Ładunek wybuchowy, zawierający paraliżujący gaz sarin, eksplodował w pobliżu patrolu wojsk amerykańskich w Iraku. Do incydentu doszło kilka dni temu w Bagdadzie, ale armia USA poinformowała o nim dzisiaj.

REKLAMA

Głowica, zawierająca sarin, wchodziła w skład bomby domowej roboty, na którą natknął się patrol.

Zanim saperzy zdołali unieszkodliwić ładunek, doszło do detonacji, w wyniku której ulotniła się niewielka ilość sarinu - mówił rzecznik sił koalicji, generał Mark Kimmitt. Do szpitala trafiło dwóch żołnierzy USA z objawami niewielkiego zatrucia.

Pociski z głowicami, zawierającymi sarin należały do irackiego uzbrojenia do końca lat osiemdziesiątych. Jeśli dodatkowe testy potwierdzą, że chodzi rzeczywiście o sarin, może to być dowodem, iż Irak ukrywał broń masowego rażenia.

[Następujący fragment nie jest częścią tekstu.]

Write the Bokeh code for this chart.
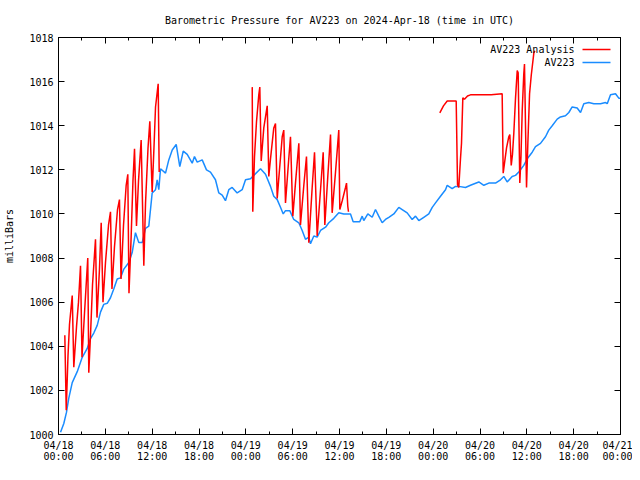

Były szef ONZ-owskich inspektorów w Iraku bagatelizuje jednak odnalezienie pocisku z sarinem. Hans Blix uważa, że to prawdopodobnie odpad, a nie ślad posiadania przez Irak broni masowego rażenia. Zdaniem gen. Kimmita bojówkarze, którzy zastosowali pocisk do wyrobu bomby, nie zdawali sobie sprawy, co on zawiera.